Exercise brief: Output the material below unchanged, apart from leaving out the pictures.
Start Information provided
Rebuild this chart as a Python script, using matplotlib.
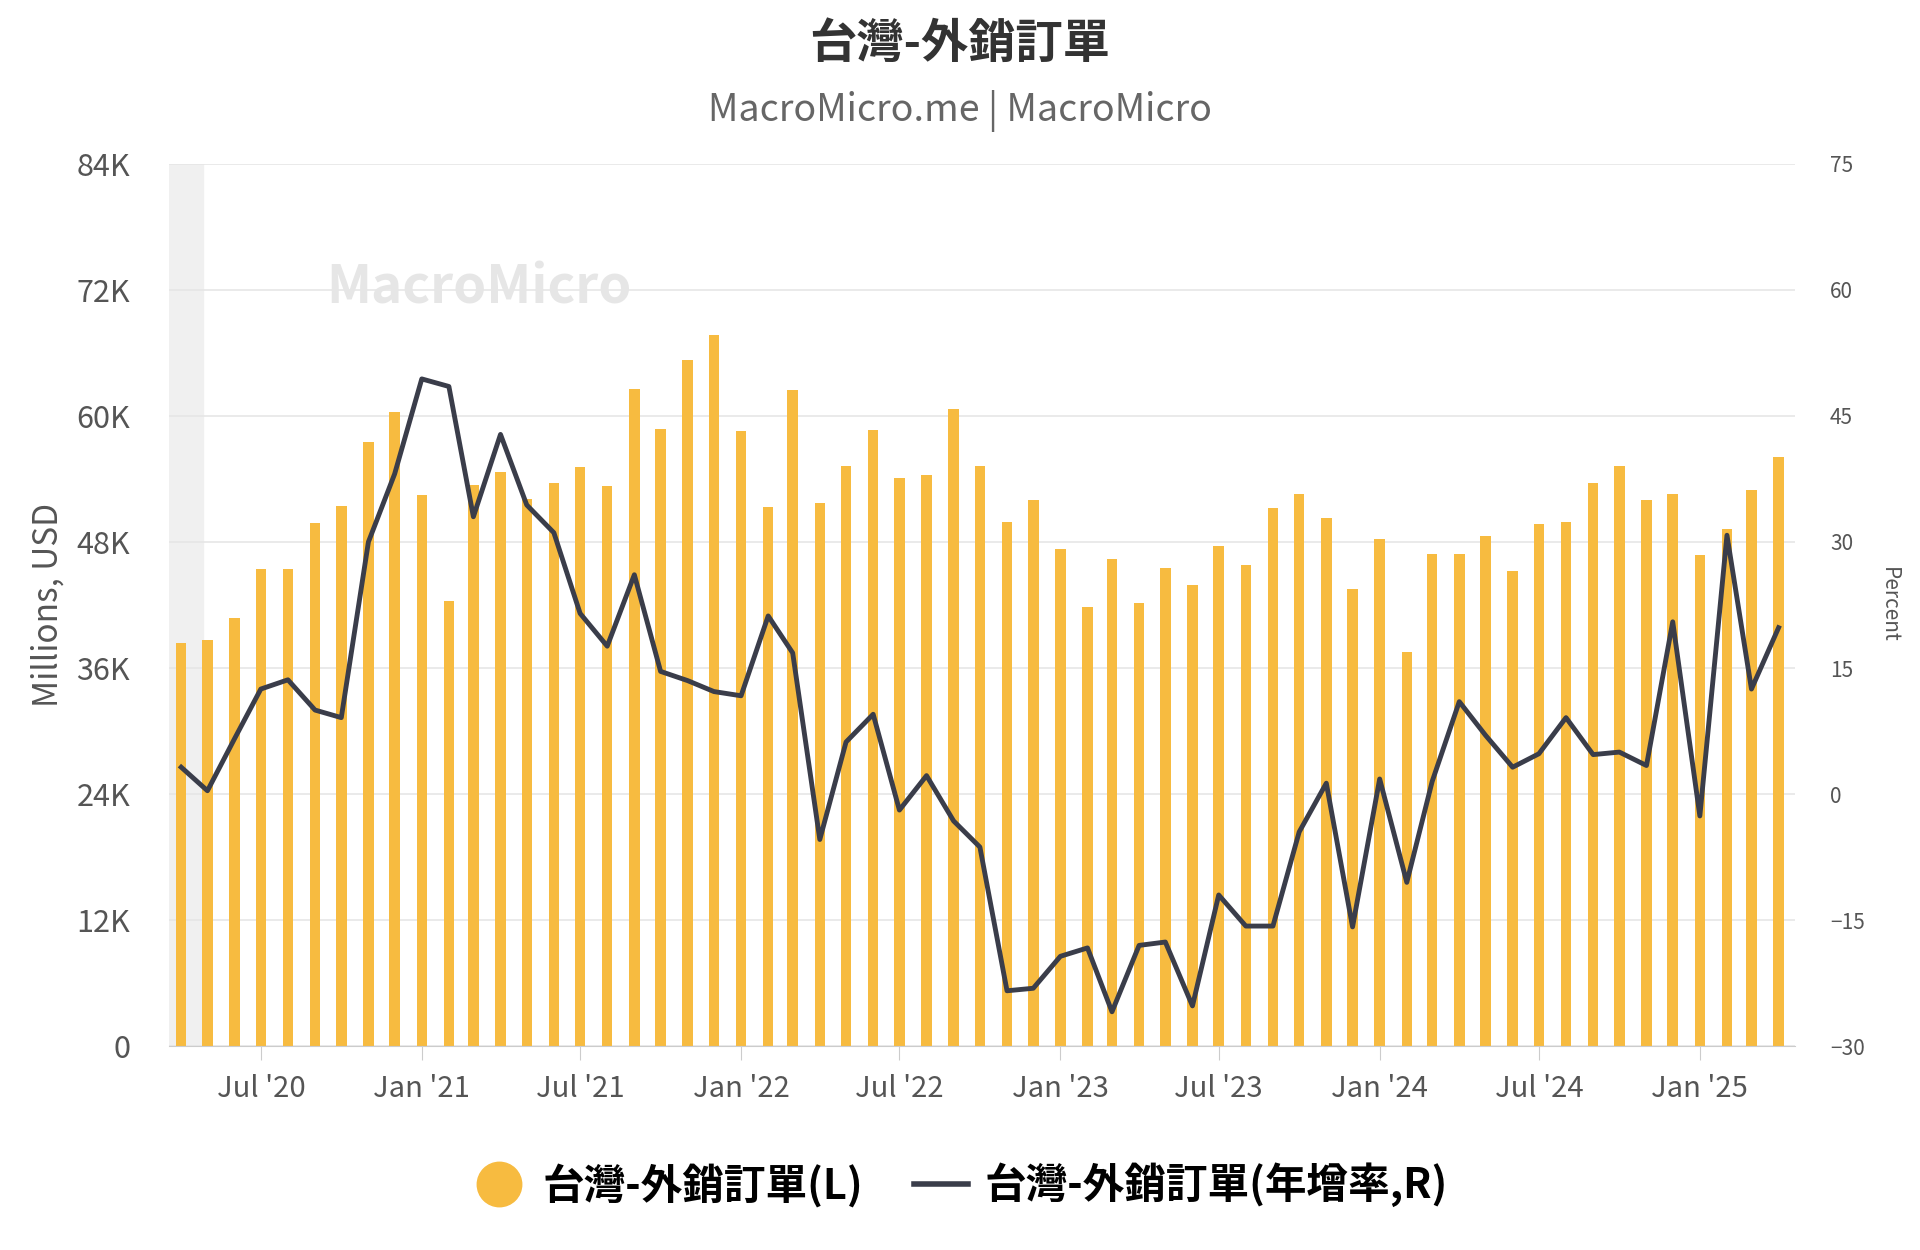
import matplotlib
matplotlib.use("Agg")
import matplotlib.pyplot as plt
from matplotlib import font_manager as fm
import pandas as pd
from matplotlib.lines import Line2D

cjk = [f.name for f in fm.fontManager.ttflist if "CJK" in f.name]
pref = [n for n in ["Noto Sans CJK TC", "Noto Sans CJK SC", "Noto Sans CJK JP"] if n in cjk] or cjk[:1]
plt.rcParams["font.family"] = "sans-serif"
plt.rcParams["font.sans-serif"] = pref + ["DejaVu Sans"]

dates = pd.date_range("2020-04-01", "2025-04-01", freq="MS")
orders = [38.4, 38.7, 40.8, 45.4, 45.4, 49.8, 51.4, 57.5, 60.4, 52.5, 42.4, 53.4,
          54.7, 52.1, 53.6, 55.1, 53.3, 62.6, 58.8, 65.3, 67.7, 58.6, 51.3, 62.5,
          51.7, 55.2, 58.7, 54.1, 54.4, 60.7, 55.2, 49.9, 52.0, 47.3, 41.8, 46.4,
          42.2, 45.5, 43.9, 47.6, 45.8, 51.2, 52.6, 50.3, 43.5, 48.3, 37.5, 46.9,
          46.9, 48.6, 45.2, 49.7, 49.9, 53.6, 55.2, 52.0, 52.6, 46.8, 49.2, 52.9, 56.1]
yoy = [3.2, 0.4, 6.6, 12.5, 13.6, 10.0, 9.1, 30.0, 38.1, 49.4, 48.5, 33.0,
       42.8, 34.4, 31.1, 21.5, 17.6, 26.1, 14.6, 13.5, 12.2, 11.7, 21.2, 16.8,
       -5.4, 6.2, 9.5, -1.9, 2.2, -3.2, -6.3, -23.4, -23.1, -19.3, -18.3, -25.9,
       -18.0, -17.6, -25.2, -12.0, -15.7, -15.7, -4.5, 1.3, -15.8, 1.8, -10.5, 1.5,
       11.0, 7.0, 3.2, 4.8, 9.1, 4.7, 5.0, 3.4, 20.5, -2.6, 30.8, 12.5, 19.8]
orders_m = [v * 1000 for v in orders]

fig = plt.figure(figsize=(19.2, 12.5), dpi=100)
ax = fig.add_axes([0.088, 0.163, 0.847, 0.706])
ax2 = ax.twinx()

xmin = pd.Timestamp("2020-03-18")
xmax = pd.Timestamp("2025-04-20")
ax.axvspan(pd.Timestamp("2020-03-18"), pd.Timestamp("2020-04-26"), color="#f0f0f0", zorder=0)
ax.bar(dates, orders_m, width=12, color="#f7bb40", zorder=2)
ax2.plot(dates, yoy, color="#3a3d4a", lw=3.5, zorder=3)

ax.set_xlim(xmin, xmax)
ax.set_ylim(0, 84000)
ax2.set_ylim(-30, 75)
ax.set_yticks(range(0, 84001, 12000))
ax.set_yticklabels(["0"] + [f"{v}K" for v in range(12, 85, 12)])
ax2.set_yticks(range(-30, 76, 15))
ax.grid(axis="y", color="#e6e6e6", lw=1.2, zorder=0)
ax.set_axisbelow(True)

xt = pd.to_datetime(["2020-07-01", "2021-01-01", "2021-07-01", "2022-01-01", "2022-07-01",
                     "2023-01-01", "2023-07-01", "2024-01-01", "2024-07-01", "2025-01-01"])
xl = ["Jul '20", "Jan '21", "Jul '21", "Jan '22", "Jul '22", "Jan '23", "Jul '23", "Jan '24", "Jul '24", "Jan '25"]
ax.set_xticks(xt)
ax.set_xticklabels(xl)
for a in (ax, ax2):
    for s in a.spines.values():
        s.set_visible(False)
ax.spines["bottom"].set_visible(True)
ax.spines["bottom"].set_color("#cccccc")
ax.tick_params(axis="x", colors="#cccccc", labelcolor="#555555", labelsize=21, length=10, pad=10)
ax.tick_params(axis="y", length=0, labelsize=22, labelcolor="#555555", pad=28)
ax2.tick_params(axis="y", length=0, labelsize=15, labelcolor="#555555", pad=25)
ax.set_ylabel("Millions, USD", fontsize=24, color="#555555", labelpad=8)
ax2.set_ylabel("Percent", fontsize=15, color="#555555", rotation=270, labelpad=25)

fig.text(0.5, 0.965, "台灣-外銷訂單", ha="center", va="center", fontsize=34, fontweight="bold", color="#333333")
fig.text(0.5, 0.911, "MacroMicro.me | MacroMicro", ha="center", va="center", fontsize=27, color="#666666")
fig.text(0.17, 0.757, "MacroMicro", fontsize=38, fontweight="bold", color="#e6e6e6", zorder=1)

handles = [Line2D([], [], marker="o", ls="none", color="#f7bb40", markersize=32),
           Line2D([], [], color="#3a3d4a", lw=4)]
fig.legend(handles, ["台灣-外銷訂單(L)", "台灣-外銷訂單(年增率,R)"], loc="center",
           bbox_to_anchor=(0.5, 0.052), ncol=2, frameon=False,
           handlelength=1.3, columnspacing=1.2, handletextpad=0.4,
           prop={"weight": "bold", "size": 30})
fig.savefig("out.png")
End Information provided
Final result:
Rebuild this chart as a Python script, using matplotlib.
import matplotlib
matplotlib.use("Agg")
import matplotlib.pyplot as plt
from matplotlib import font_manager as fm
import pandas as pd
from matplotlib.lines import Line2D

cjk = [f.name for f in fm.fontManager.ttflist if "CJK" in f.name]
pref = [n for n in ["Noto Sans CJK TC", "Noto Sans CJK SC", "Noto Sans CJK JP"] if n in cjk] or cjk[:1]
plt.rcParams["font.family"] = "sans-serif"
plt.rcParams["font.sans-serif"] = pref + ["DejaVu Sans"]

dates = pd.date_range("2020-04-01", "2025-04-01", freq="MS")
orders = [38.4, 38.7, 40.8, 45.4, 45.4, 49.8, 51.4, 57.5, 60.4, 52.5, 42.4, 53.4,
          54.7, 52.1, 53.6, 55.1, 53.3, 62.6, 58.8, 65.3, 67.7, 58.6, 51.3, 62.5,
          51.7, 55.2, 58.7, 54.1, 54.4, 60.7, 55.2, 49.9, 52.0, 47.3, 41.8, 46.4,
          42.2, 45.5, 43.9, 47.6, 45.8, 51.2, 52.6, 50.3, 43.5, 48.3, 37.5, 46.9,
          46.9, 48.6, 45.2, 49.7, 49.9, 53.6, 55.2, 52.0, 52.6, 46.8, 49.2, 52.9, 56.1]
yoy = [3.2, 0.4, 6.6, 12.5, 13.6, 10.0, 9.1, 30.0, 38.1, 49.4, 48.5, 33.0,
       42.8, 34.4, 31.1, 21.5, 17.6, 26.1, 14.6, 13.5, 12.2, 11.7, 21.2, 16.8,
       -5.4, 6.2, 9.5, -1.9, 2.2, -3.2, -6.3, -23.4, -23.1, -19.3, -18.3, -25.9,
       -18.0, -17.6, -25.2, -12.0, -15.7, -15.7, -4.5, 1.3, -15.8, 1.8, -10.5, 1.5,
       11.0, 7.0, 3.2, 4.8, 9.1, 4.7, 5.0, 3.4, 20.5, -2.6, 30.8, 12.5, 19.8]
orders_m = [v * 1000 for v in orders]

fig = plt.figure(figsize=(19.2, 12.5), dpi=100)
ax = fig.add_axes([0.088, 0.163, 0.847, 0.706])
ax2 = ax.twinx()

xmin = pd.Timestamp("2020-03-18")
xmax = pd.Timestamp("2025-04-20")
ax.axvspan(pd.Timestamp("2020-03-18"), pd.Timestamp("2020-04-26"), color="#f0f0f0", zorder=0)
ax.bar(dates, orders_m, width=12, color="#f7bb40", zorder=2)
ax2.plot(dates, yoy, color="#3a3d4a", lw=3.5, zorder=3)

ax.set_xlim(xmin, xmax)
ax.set_ylim(0, 84000)
ax2.set_ylim(-30, 75)
ax.set_yticks(range(0, 84001, 12000))
ax.set_yticklabels(["0"] + [f"{v}K" for v in range(12, 85, 12)])
ax2.set_yticks(range(-30, 76, 15))
ax.grid(axis="y", color="#e6e6e6", lw=1.2, zorder=0)
ax.set_axisbelow(True)

xt = pd.to_datetime(["2020-07-01", "2021-01-01", "2021-07-01", "2022-01-01", "2022-07-01",
                     "2023-01-01", "2023-07-01", "2024-01-01", "2024-07-01", "2025-01-01"])
xl = ["Jul '20", "Jan '21", "Jul '21", "Jan '22", "Jul '22", "Jan '23", "Jul '23", "Jan '24", "Jul '24", "Jan '25"]
ax.set_xticks(xt)
ax.set_xticklabels(xl)
for a in (ax, ax2):
    for s in a.spines.values():
        s.set_visible(False)
ax.spines["bottom"].set_visible(True)
ax.spines["bottom"].set_color("#cccccc")
ax.tick_params(axis="x", colors="#cccccc", labelcolor="#555555", labelsize=21, length=10, pad=10)
ax.tick_params(axis="y", length=0, labelsize=22, labelcolor="#555555", pad=28)
ax2.tick_params(axis="y", length=0, labelsize=15, labelcolor="#555555", pad=25)
ax.set_ylabel("Millions, USD", fontsize=24, color="#555555", labelpad=8)
ax2.set_ylabel("Percent", fontsize=15, color="#555555", rotation=270, labelpad=25)

fig.text(0.5, 0.965, "台灣-外銷訂單", ha="center", va="center", fontsize=34, fontweight="bold", color="#333333")
fig.text(0.5, 0.911, "MacroMicro.me | MacroMicro", ha="center", va="center", fontsize=27, color="#666666")
fig.text(0.17, 0.757, "MacroMicro", fontsize=38, fontweight="bold", color="#e6e6e6", zorder=1)

handles = [Line2D([], [], marker="o", ls="none", color="#f7bb40", markersize=32),
           Line2D([], [], color="#3a3d4a", lw=4)]
fig.legend(handles, ["台灣-外銷訂單(L)", "台灣-外銷訂單(年增率,R)"], loc="center",
           bbox_to_anchor=(0.5, 0.052), ncol=2, frameon=False,
           handlelength=1.3, columnspacing=1.2, handletextpad=0.4,
           prop={"weight": "bold", "size": 30})
fig.savefig("out.png")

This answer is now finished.